Embedded Topic Models Enhanced by Wikification
Takashi Shibuya, Takehito Utsuro
TL;DR
This work tackles word homography in topic modeling by injecting entity knowledge from Wikipedia into neural topic models. By combining wikification-based entity linking with Wikipedia2Vec embeddings, the approach feeds ETM and Dynamic ETM with both word and entity representations, enabling disambiguation of homographs like apple and amazon and enriching topic interpretability. Empirical results on NYT and AIDA-CoNLL show improved generalization (perplexity) and sensible temporal topic dynamics, with qualitative topic-transition visualizations highlighting increased interpretability through entity mentions. The method demonstrates potential for more accurate, entity-aware topic analyses in corpora with ambiguous terms, while highlighting the dependence on high-quality entity linking and embedding biases.
Abstract
Topic modeling analyzes a collection of documents to learn meaningful patterns of words. However, previous topic models consider only the spelling of words and do not take into consideration the homography of words.

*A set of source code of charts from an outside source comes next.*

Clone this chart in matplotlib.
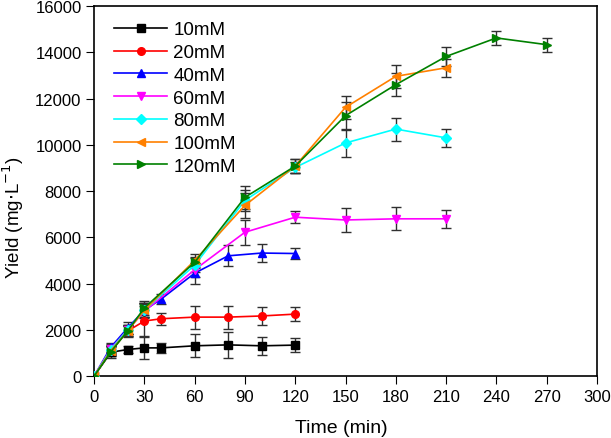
import matplotlib.pyplot as plt

plt.rcParams['font.family'] = ['Liberation Sans', 'DejaVu Sans']

# time points (min)
t_low = [0, 10, 20, 30, 40, 60, 80, 100, 120]
t_mid = [0, 10, 20, 30, 60, 90, 120, 150, 180, 210]
t_high = [0, 10, 20, 30, 60, 90, 120, 150, 180, 210, 240, 270]

# yield (mg/L) and error bars
y_10 = [0, 1030, 1150, 1220, 1220, 1310, 1350, 1310, 1340]
e_10 = [0, 250, 150, 480, 220, 500, 550, 400, 300]
y_20 = [0, 1080, 1950, 2380, 2480, 2550, 2550, 2600, 2680]
e_20 = [0, 200, 250, 650, 250, 500, 500, 400, 300]
y_40 = [0, 1250, 2080, 2850, 3330, 4450, 5200, 5320, 5300]
e_40 = [0, 200, 250, 300, 200, 450, 450, 400, 250]
y_60 = [0, 1180, 2000, 2800, 4600, 6220, 6870, 6750, 6800, 6800]
e_60 = [0, 200, 200, 300, 300, 550, 250, 500, 500, 400]
y_80 = [0, 1150, 2000, 2850, 4800, 7600, 9020, 10080, 10680, 10300]
e_80 = [0, 200, 200, 300, 300, 450, 250, 600, 500, 400]
y_100 = [0, 1100, 1950, 2850, 5000, 7380, 9080, 11620, 12960, 13330]
e_100 = [0, 200, 200, 300, 300, 550, 300, 500, 500, 400]
y_120 = [0, 1050, 1950, 2950, 4920, 7730, 9080, 11260, 12600, 13820, 14620, 14330]
e_120 = [0, 200, 200, 300, 250, 500, 300, 600, 500, 400, 300, 300]

series = [
    ("10mM", t_low, y_10, e_10, "black", "s"),
    ("20mM", t_low, y_20, e_20, "red", "o"),
    ("40mM", t_low, y_40, e_40, "blue", "^"),
    ("60mM", t_mid, y_60, e_60, "magenta", "v"),
    ("80mM", t_mid, y_80, e_80, "cyan", "D"),
    ("100mM", t_mid, y_100, e_100, "#FF8000", "<"),
    ("120mM", t_high, y_120, e_120, "#008000", ">"),
]

fig = plt.figure(figsize=(6.11, 4.39), dpi=100)
ax = fig.add_axes([0.154, 0.141, 0.823, 0.843])

for label, t, y, e, c, m in series:
    # error bars first, then line with marker on top
    ax.errorbar(t, y, yerr=e, fmt="none", ecolor="#303030", elinewidth=1,
                capsize=3.5, zorder=2)
    ax.plot(t, y, color=c, marker=m, markersize=5.5, linewidth=1.2,
            label=label, zorder=3)

ax.set_xlim(0, 300)
ax.set_ylim(0, 16000)
ax.set_xticks(range(0, 301, 30))
ax.set_yticks(range(0, 16001, 2000))
ax.tick_params(axis='both', labelsize=12, direction='out', length=6, pad=3)
ax.set_xlabel("Time (min)", fontsize=14, va="center", ha="center")
ax.set_ylabel("Yield (mg$\\cdot$L$^{-1}$)", fontsize=13.5, va="center", ha="center")
ax.xaxis.set_label_coords(0.492, -0.138)
ax.yaxis.set_label_coords(-0.161, 0.43)
for s in ax.spines.values():
    s.set_linewidth(1.2)

ax.legend(loc="upper left", bbox_to_anchor=(0.029, 0.974), frameon=False,
          fontsize=13.5, handlelength=2.8, handletextpad=0.35,
          labelspacing=0.3, borderaxespad=0, borderpad=0.3)

fig.savefig("out.png", dpi=100)
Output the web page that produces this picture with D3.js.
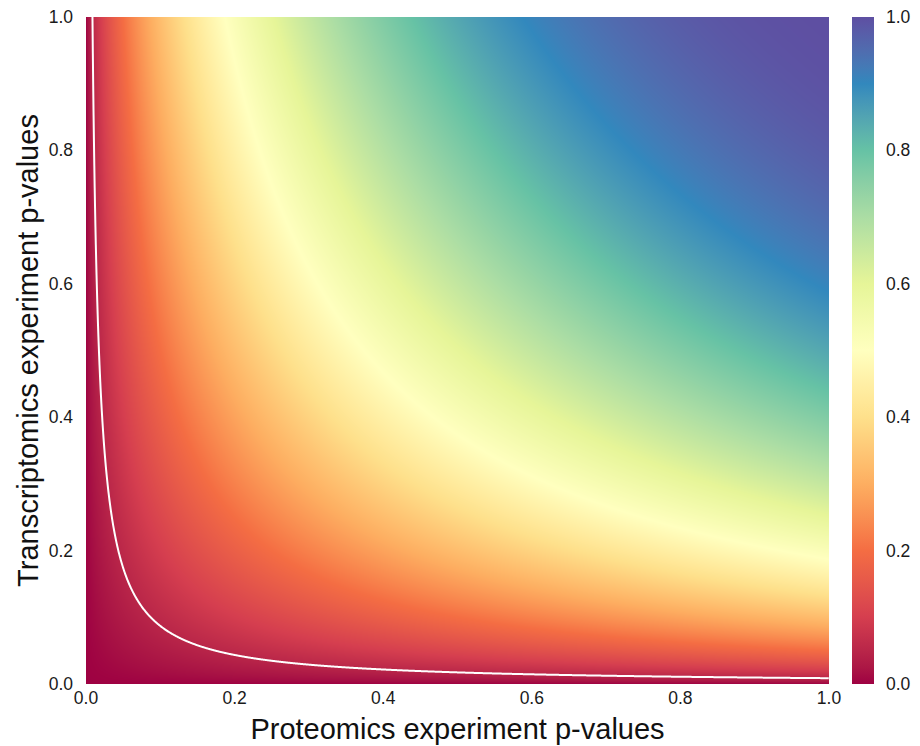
<!DOCTYPE html>
<html>
<head>
<meta charset="utf-8">
<script src="https://cdn.jsdelivr.net/npm/d3@7"></script>
<style>
  body { margin: 0; background: #fff; }
  text { font-family: "Liberation Sans", Arial, sans-serif; }
</style>
</head>
<body>
<div id="container"></div>
<script>
// tick labels on both axes and the colour bar
const xTicks = [0, 0.2, 0.4, 0.6, 0.8, 1.0];
const yTicks = [0, 0.2, 0.4, 0.6, 0.8, 1.0];
const barTicks = [0, 0.2, 0.4, 0.6, 0.8, 1.0];
const xTitle = "Proteomics experiment p-values";
const yTitle = "Transcriptomics experiment p-values";
// significance level drawn as the white line
const alphaLevel = [0.05];

const width = 920, height = 746;
const margin = { left: 86, top: 17, right: 91, bottom: 62 };
const plotW = width - margin.left - margin.right;   // 743
const plotH = height - margin.top - margin.bottom;  // 667

// Fisher's combined p-value for two tests (chi-square, 4 df)
function fisher(p1, p2) {
  const q = p1 * p2;
  if (q <= 0) return 0;
  return q * (1 - Math.log(q));
}

const svg = d3.select("#container").append("svg")
  .attr("width", width)
  .attr("height", height);

const x = d3.scaleLinear().domain([0, 1]).range([margin.left, margin.left + plotW]);
const y = d3.scaleLinear().domain([0, 1]).range([margin.top + plotH, margin.top]);

// brewer Spectral, 11 classes, interpolated in Lab
const spectral = d3.schemeSpectral[11];
const color = d3.scaleLinear()
  .domain(spectral.map((d, i) => i / (spectral.length - 1)))
  .range(spectral)
  .interpolate(d3.interpolateLab)
  .clamp(true);

//----------------------------HEATMAP----------------------------//
const canvas = document.createElement("canvas");
canvas.width = plotW;
canvas.height = plotH;
const ctx = canvas.getContext("2d");
const img = ctx.createImageData(plotW, plotH);
for (let j = 0; j < plotH; j++) {
  const p2 = y.invert(margin.top + j + 0.5);
  for (let i = 0; i < plotW; i++) {
    const p1 = x.invert(margin.left + i + 0.5);
    const c = d3.rgb(color(fisher(p1, p2)));
    const k = (j * plotW + i) * 4;
    img.data[k] = c.r; img.data[k + 1] = c.g; img.data[k + 2] = c.b; img.data[k + 3] = 255;
  }
}
ctx.putImageData(img, 0, 0);

svg.append("image")
  .attr("x", margin.left)
  .attr("y", margin.top)
  .attr("width", plotW)
  .attr("height", plotH)
  .attr("preserveAspectRatio", "none")
  .attr("href", canvas.toDataURL());

//----------------------------CONTOUR----------------------------//
// product q for which fisher == alpha, by bisection
function solveProduct(alpha) {
  let lo = 1e-12, hi = 1;
  for (let n = 0; n < 100; n++) {
    const mid = (lo + hi) / 2;
    if (fisher(mid, 1) < alpha) lo = mid; else hi = mid;
  }
  return lo;
}

svg.append("clipPath").attr("id", "plotclip")
  .append("rect")
  .attr("x", margin.left).attr("y", margin.top)
  .attr("width", plotW).attr("height", plotH);

alphaLevel.forEach(function (a) {
  const q = solveProduct(a);
  const pts = d3.range(q, 1.0001, 0.0005).map(p1 => [p1, Math.min(1, q / p1)]);
  svg.append("path")
    .datum(pts)
    .attr("clip-path", "url(#plotclip)")
    .attr("fill", "none")
    .attr("stroke", "#fff")
    .attr("stroke-width", 2)
    .attr("d", d3.line().x(d => x(d[0])).y(d => y(d[1])));
});

//-----------------------------AXES------------------------------//
const fmt = d3.format(".1f");
const tickColor = "#1a1a1a";
const tickSize = 17.5;

svg.append("g").selectAll("text")
  .data(xTicks).enter().append("text")
  .attr("x", d => x(d))
  .attr("y", margin.top + plotH + 20)
  .attr("text-anchor", "middle")
  .attr("font-size", tickSize)
  .attr("fill", tickColor)
  .text(fmt);

svg.append("g").selectAll("text")
  .data(yTicks).enter().append("text")
  .attr("x", margin.left - 13)
  .attr("y", d => y(d) + 6)
  .attr("text-anchor", "end")
  .attr("font-size", tickSize)
  .attr("fill", tickColor)
  .text(fmt);

svg.append("text")
  .attr("x", margin.left + plotW / 2)
  .attr("y", 739)
  .attr("text-anchor", "middle")
  .attr("font-size", 29)
  .attr("fill", "#111")
  .text(xTitle);

svg.append("text")
  .attr("transform", "translate(38," + (margin.top + plotH / 2) + ") rotate(-90)")
  .attr("text-anchor", "middle")
  .attr("font-size", 29)
  .attr("fill", "#111")
  .text(yTitle);

//---------------------------COLOUR BAR--------------------------//
const barX = 852, barW = 22;
const yb = d3.scaleLinear().domain([0, 1]).range([margin.top + plotH, margin.top]);

const grad = svg.append("defs").append("linearGradient")
  .attr("id", "bargrad")
  .attr("x1", 0).attr("y1", 1).attr("x2", 0).attr("y2", 0);
grad.selectAll("stop")
  .data(d3.range(0, 1.0001, 0.025))
  .enter().append("stop")
  .attr("offset", d => d)
  .attr("stop-color", d => color(d));

svg.append("rect")
  .attr("x", barX)
  .attr("y", margin.top)
  .attr("width", barW)
  .attr("height", plotH)
  .attr("fill", "url(#bargrad)");

svg.append("g").selectAll("text")
  .data(barTicks).enter().append("text")
  .attr("x", barX + barW + 12)
  .attr("y", d => yb(d) + 6)
  .attr("font-size", tickSize)
  .attr("fill", tickColor)
  .text(fmt);
</script>
</body>
</html>
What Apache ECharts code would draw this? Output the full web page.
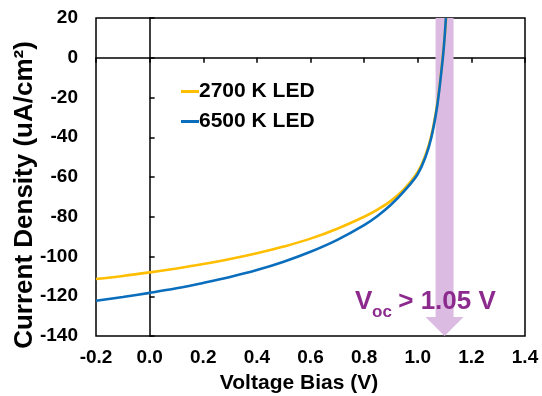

In this study, we incorporate the Wikipedia knowledge into a neural topic model to make it aware of named entities. We evaluate our method on two datasets, 1) news articles of \textit{New York Times} and 2) the AIDA-CoNLL dataset. Our experiments show that our method improves the performance of neural topic models in generalizability. Moreover, we analyze frequent terms in each topic and the temporal dependencies between topics to demonstrate that our entity-aware topic models can capture the time-series development of topics well.